In the material below, please retype the lines from the very first through the one with "west] at (592,12)", exactly and without pictures.

_Data excerpt_:
════════════════

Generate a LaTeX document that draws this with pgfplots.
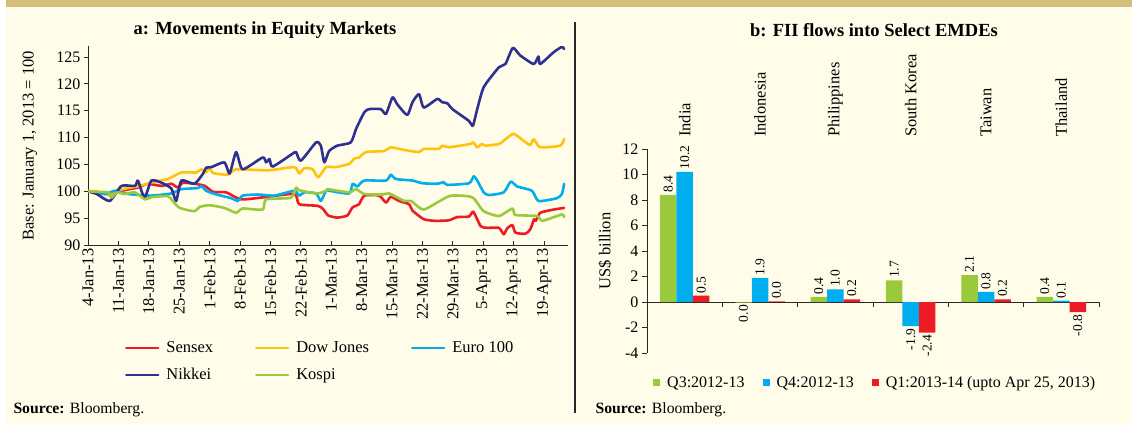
\documentclass[border=0pt]{standalone}
\usepackage{fontspec}
\setmainfont{Liberation Serif}
\usepackage{pgfplots}
\usepackage{pgfplotstable}
\pgfplotsset{compat=1.18}

\definecolor{bgcream}{RGB}{255,253,233}
\definecolor{band}{RGB}{211,190,122}
\definecolor{axisgray}{RGB}{40,40,40}
\definecolor{csensex}{RGB}{237,28,36}
\definecolor{cdow}{RGB}{255,194,14}
\definecolor{ceuro}{RGB}{0,174,239}
\definecolor{cnikkei}{RGB}{46,49,146}
\definecolor{ckospi}{RGB}{154,202,60}

\newcommand{\fs}[1]{\fontsize{#1bp}{#1bp}\selectfont}
% value labels: above (vp) or below (vn) the bar end
\newcommand{\vp}[1]{\makebox[0pt][l]{\hspace{2.5bp}#1}}
\newcommand{\vn}[1]{\makebox[0pt][r]{#1\hspace{2.5bp}}}

% FII flows, US$ billion
\pgfplotstableread{
x y lab
0 8.4 \vp{8.4}
1 -0.05 \vn{0.0}
2 0.4 \vp{0.4}
3 1.7 \vp{1.7}
4 2.1 \vp{2.1}
5 0.4 \vp{0.4}
}\qthree
\pgfplotstableread{
x y lab
0 10.2 \vp{10.2}
1 1.9 \vp{1.9}
2 1.0 \vp{1.0}
3 -1.9 \vn{-1.9}
4 0.8 \vp{0.8}
5 0.1 \vp{0.1}
}\qfour
\pgfplotstableread{
x y lab
0 0.5 \vp{0.5}
1 0.05 \vp{0.0}
2 0.2 \vp{0.2}
3 -2.4 \vn{-2.4}
4 0.2 \vp{0.2}
5 -0.8 \vn{-0.8}
}\qone

\pgfplotsset{
  valbar/.style={
    fill=#1, draw=none,
    nodes near coords,
    point meta=explicit symbolic,
    every node near coord/.append style={rotate=90, anchor=center, font=\fs{13.5}, inner sep=0pt, text=black},
    legend image code/.code={\fill[#1] (0bp,-3.5bp) rectangle (7bp,3.5bp);},
  },
}

\begin{document}
\begin{tikzpicture}[x=1bp,y=1bp]
\fill[white] (0,0) rectangle (1132,425);
\fill[bgcream] (6,0) rectangle (1132,425);
\fill[band] (6,418) rectangle (1132,425);
\draw[axisgray, line width=1.2bp] (575,12) -- (575,403);

\node[font=\fs{18.5}\bfseries] at (265,395) {a: Movements in Equity Markets};
\node[font=\fs{18.5}\bfseries] at (874,395) {b: FII flows into Select EMDEs};
\node[font=\fs{15.7}, anchor=base west] at (10,12) {\textbf{Source:} Bloomberg.};
\node[font=\fs{15.7}, anchor=base west] at (592,12) {\textbf{Source:} Bloomberg.};

\begin{axis}[
  at={(88bp,180bp)}, anchor=south west,
  scale only axis, width=480bp, height=198.7bp,
  xmin=0, xmax=110.5, ymin=90, ymax=127,
  axis x line*=bottom, axis y line*=left,
  axis line style={axisgray, line width=0.9bp, -},
  every tick/.style={axisgray, line width=0.8bp},
  major tick length=4bp,
  xtick align=inside, ytick align=outside,
  xtick={0,7,...,105},
  xticklabels={4-Jan-13,11-Jan-13,18-Jan-13,25-Jan-13,1-Feb-13,8-Feb-13,15-Feb-13,22-Feb-13,1-Mar-13,8-Mar-13,15-Mar-13,22-Mar-13,29-Mar-13,5-Apr-13,12-Apr-13,19-Apr-13},
  xticklabel style={rotate=90, anchor=east, font=\fs{16.5}},
  ytick={90,95,...,125},
  yticklabel style={font=\fs{16}},
  /pgf/number format/assume math mode=true,
  ylabel={Base: January 1, 2013 = 100},
  ylabel style={at={(axis description cs:-0.121,0.5)}, anchor=center, font=\fs{16.5}},
  legend columns=3,
  legend cell align=left,
  legend style={at={(axis description cs:0.077,-0.586)}, anchor=west, draw=none, fill=none,
    font=\fs{16.5}, inner sep=0pt, row sep=10bp,
    /tikz/every odd column/.append style={column sep=5bp},
    /tikz/every even column/.append style={column sep=40bp}},
  legend image code/.code={\draw[#1, line width=2.2bp] (0bp,0bp) -- (32bp,0bp);},
  every axis plot/.append style={line width=2.6bp, line join=round, line cap=round, smooth, tension=0.35},
]
\addplot[csensex] coordinates {(0,100) (5,99.5) (7.7,100.1) (11.5,100.7) (13.8,101.4) (16.9,101) (19.2,101.4) (20.7,100.7) (21.9,101.6) (25.3,101.3) (26.9,101) (28.8,99.9) (31.8,99.8) (35.2,98.5) (40.6,98.9) (47.5,99.5) (48.6,97.6) (52.8,97.3) (54,96.8) (55.3,95.5) (57.4,95.1) (59.7,95.5) (60.9,97) (62.4,97.6) (63.6,99.2) (67,99.2) (68.6,97.9) (69.7,99) (71.6,98.2) (73.9,97.6) (74.7,96.4) (77.3,94.8) (80,94.5) (83.1,94.6) (85,95.2) (87.7,95.3) (88.7,96.2) (90.4,93.5) (91.9,93.2) (94.6,93.2) (95.7,92) (96.5,93.1) (97.7,93.7) (98.4,92.3) (100.7,92.1) (101.8,92.9) (102.7,94.8) (103.1,94.5) (104.1,96) (107.2,96.6) (109.6,96.9)};
\addlegendentry{Sensex}
\addplot[cdow] coordinates {(0,100) (2,100) (4.7,99.3) (6.6,100.1) (9.2,100.6) (11.9,101) (15.4,101.8) (18.4,102.3) (21.5,103.5) (24.9,103.5) (26.1,104.1) (27.2,103.5) (28,104.4) (28.8,103.4) (32.2,103.1) (34.1,104.1) (41.4,103.9) (47.5,104.5) (48.6,103.3) (49.8,104.3) (51.7,104.1) (53,102.6) (54.8,104.5) (57,104.5) (60.1,105.1) (61.3,106.1) (62.4,106.3) (64,107.3) (68.2,107.5) (69.7,108.2) (72.8,107.7) (76.2,107.3) (77.3,107.9) (80.8,107.9) (81.5,108.5) (83.1,108.2) (88,108.8) (88.7,109.1) (89.6,108.2) (90.7,108.8) (91.5,108.5) (94.6,108.8) (96.1,109.7) (98,110.7) (100.3,109.4) (101.8,108.6) (102.6,109.7) (104.1,108.2) (108.7,108.5) (109.6,109.7)};
\addlegendentry{Dow Jones}
\addplot[ceuro] coordinates {(0,100) (3.9,99.5) (6.2,100.1) (9.2,99.5) (14.6,99.2) (19.2,99.6) (21.5,100.4) (25.3,100.6) (26.1,101) (27.2,100.1) (29.2,99.5) (33,98.7) (34.5,98.2) (35.6,99.2) (39.1,99.4) (42.9,99.2) (47.5,100.1) (48.6,99.2) (49.8,99.8) (52.5,99.6) (53.6,98.2) (54.8,100.1) (55.5,100.1) (60.1,99.6) (60.9,101.4) (62,100.9) (63.6,102) (68.6,102) (69.7,103.1) (70.8,102.3) (74.7,102) (77,101.5) (80.4,101.4) (81.9,101.7) (82.7,101.2) (87.7,101.5) (88.8,102.8) (89.6,102) (91.1,99.8) (92.3,99.3) (95.7,99.8) (97.3,101.8) (98.8,100.9) (102.2,100.1) (103.7,98.2) (107.9,98.7) (109.1,99.5) (109.6,101.4)};
\addlegendentry{Euro 100}
\addplot[cnikkei] coordinates {(0,100) (2,99.5) (5,98.2) (7.7,101) (10.8,101) (11.5,102) (13,98.8) (14.6,102) (16.9,101.6) (19.2,100.5) (20.3,98.2) (21.5,102) (24.5,101.4) (26.5,103.3) (27.2,104.4) (28.4,104.5) (31.4,105.4) (32.6,103.3) (34.1,107.3) (35.6,104.1) (40.2,106.3) (41,105.4) (41.8,106) (42.5,104.6) (47.1,107) (47.9,107.3) (49,105.7) (52.5,109.1) (53.6,108.5) (54.4,105.4) (55.5,107.5) (57.4,108.5) (60.5,109.1) (61.7,111.6) (63.6,114.7) (64.7,115.3) (67.4,115.3) (68.6,114.4) (70.1,117.5) (71.2,116.2) (73.5,114.2) (74.7,116.6) (76.2,118.1) (77.3,115.6) (80.4,117.2) (81.5,116.6) (82.7,116.4) (83.9,115.3) (87.7,113.1) (88.6,112.2) (89.6,115.3) (91.1,119.4) (94.6,123.1) (96.1,123.7) (97.8,126.7) (99.5,125.3) (102.6,123.7) (103.7,125.1) (104.1,123.7) (107.2,125.9) (109.1,126.9) (109.6,126.5)};
\addlegendentry{Nikkei}
\addplot[ckospi] coordinates {(0,100) (2.2,99.9) (4.7,99.8) (5.4,98.8) (6.6,99.8) (8.5,99.5) (10.8,99.8) (13.1,98.5) (14.6,98.9) (18.4,99.1) (19.5,98.2) (21.1,96.9) (24.5,96.3) (25.7,97.1) (28,97.4) (31.4,96.9) (34.1,96) (35.6,96.8) (40.2,96.6) (41,98.5) (46.7,98.8) (47.9,100.7) (48.6,100.2) (52.8,99.6) (54.8,100.1) (55.2,100.4) (60.1,99.8) (61.7,100.4) (63.6,99.5) (67.8,99.4) (69.3,99.6) (72.8,98.2) (74.4,98.2) (77.3,96.6) (83.1,99.1) (87.3,99.1) (88.8,98.7) (91.1,96.3) (94.6,95.4) (97.7,96.8) (98.4,95.6) (103.4,95.4) (104.6,94.5) (109.1,95.7) (109.6,95.2)};
\addlegendentry{Kospi}
\end{axis}

\begin{axis}[
  at={(647bp,72bp)}, anchor=south west,
  scale only axis, width=452bp, height=204bp,
  xmin=-0.5, xmax=5.5, ymin=-4, ymax=12,
  axis y line*=left, axis x line*=middle,
  axis line style={axisgray, line width=0.9bp, -},
  every tick/.style={axisgray, line width=0.8bp},
  major tick length=5bp,
  xtick align=outside, ytick align=outside,
  hide obscured x ticks=false, hide obscured y ticks=false,
  xtick={0.5,1.5,...,5.5}, xticklabels={},
  ytick={-4,-2,...,12},
  yticklabel style={font=\fs{16}},
  /pgf/number format/assume math mode=true,
  ylabel={US\$ billion},
  ylabel style={at={(axis description cs:-0.093,0.5)}, anchor=center, font=\fs{16.5}},
  clip=false,
  ybar=0pt, bar width=16.5bp,
  legend columns=3,
  legend style={at={(axis description cs:0.0133,-0.147)}, anchor=west, draw=none, fill=none,
    font=\fs{16}, inner sep=0pt,
    /tikz/every odd column/.append style={column sep=5bp},
    /tikz/every even column/.append style={column sep=16bp}},
]
\addplot[valbar=ckospi] table[x=x, y=y, meta=lab] {\qthree};
\addlegendentry{Q3:2012-13}
\addplot[valbar=ceuro] table[x=x, y=y, meta=lab] {\qfour};
\addlegendentry{Q4:2012-13}
\addplot[valbar=csensex] table[x=x, y=y, meta=lab] {\qone};
\addlegendentry{Q1:2013-14 (upto Apr 25, 2013)}
\node[rotate=90, anchor=west, inner sep=0pt, font=\fs{16.5}] at (axis cs:0,12.94) {India};
\node[rotate=90, anchor=west, inner sep=0pt, font=\fs{16.5}] at (axis cs:1,12.94) {Indonesia};
\node[rotate=90, anchor=west, inner sep=0pt, font=\fs{16.5}] at (axis cs:2,12.94) {Philippines};
\node[rotate=90, anchor=west, inner sep=0pt, font=\fs{16.5}] at (axis cs:3,12.94) {South Korea};
\node[rotate=90, anchor=west, inner sep=0pt, font=\fs{16.5}] at (axis cs:4,12.94) {Taiwan};
\node[rotate=90, anchor=west, inner sep=0pt, font=\fs{16.5}] at (axis cs:5,12.94) {Thailand};
\end{axis}
\end{tikzpicture}
\end{document}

════════════════

_The completed task_:
Generate a LaTeX document that draws this with pgfplots.
\documentclass[border=0pt]{standalone}
\usepackage{fontspec}
\setmainfont{Liberation Serif}
\usepackage{pgfplots}
\usepackage{pgfplotstable}
\pgfplotsset{compat=1.18}

\definecolor{bgcream}{RGB}{255,253,233}
\definecolor{band}{RGB}{211,190,122}
\definecolor{axisgray}{RGB}{40,40,40}
\definecolor{csensex}{RGB}{237,28,36}
\definecolor{cdow}{RGB}{255,194,14}
\definecolor{ceuro}{RGB}{0,174,239}
\definecolor{cnikkei}{RGB}{46,49,146}
\definecolor{ckospi}{RGB}{154,202,60}

\newcommand{\fs}[1]{\fontsize{#1bp}{#1bp}\selectfont}
% value labels: above (vp) or below (vn) the bar end
\newcommand{\vp}[1]{\makebox[0pt][l]{\hspace{2.5bp}#1}}
\newcommand{\vn}[1]{\makebox[0pt][r]{#1\hspace{2.5bp}}}

% FII flows, US$ billion
\pgfplotstableread{
x y lab
0 8.4 \vp{8.4}
1 -0.05 \vn{0.0}
2 0.4 \vp{0.4}
3 1.7 \vp{1.7}
4 2.1 \vp{2.1}
5 0.4 \vp{0.4}
}\qthree
\pgfplotstableread{
x y lab
0 10.2 \vp{10.2}
1 1.9 \vp{1.9}
2 1.0 \vp{1.0}
3 -1.9 \vn{-1.9}
4 0.8 \vp{0.8}
5 0.1 \vp{0.1}
}\qfour
\pgfplotstableread{
x y lab
0 0.5 \vp{0.5}
1 0.05 \vp{0.0}
2 0.2 \vp{0.2}
3 -2.4 \vn{-2.4}
4 0.2 \vp{0.2}
5 -0.8 \vn{-0.8}
}\qone

\pgfplotsset{
  valbar/.style={
    fill=#1, draw=none,
    nodes near coords,
    point meta=explicit symbolic,
    every node near coord/.append style={rotate=90, anchor=center, font=\fs{13.5}, inner sep=0pt, text=black},
    legend image code/.code={\fill[#1] (0bp,-3.5bp) rectangle (7bp,3.5bp);},
  },
}

\begin{document}
\begin{tikzpicture}[x=1bp,y=1bp]
\fill[white] (0,0) rectangle (1132,425);
\fill[bgcream] (6,0) rectangle (1132,425);
\fill[band] (6,418) rectangle (1132,425);
\draw[axisgray, line width=1.2bp] (575,12) -- (575,403);

\node[font=\fs{18.5}\bfseries] at (265,395) {a: Movements in Equity Markets};
\node[font=\fs{18.5}\bfseries] at (874,395) {b: FII flows into Select EMDEs};
\node[font=\fs{15.7}, anchor=base west] at (10,12) {\textbf{Source:} Bloomberg.};
\node[font=\fs{15.7}, anchor=base west] at (592,12) {\textbf{Source:} Bloomberg.};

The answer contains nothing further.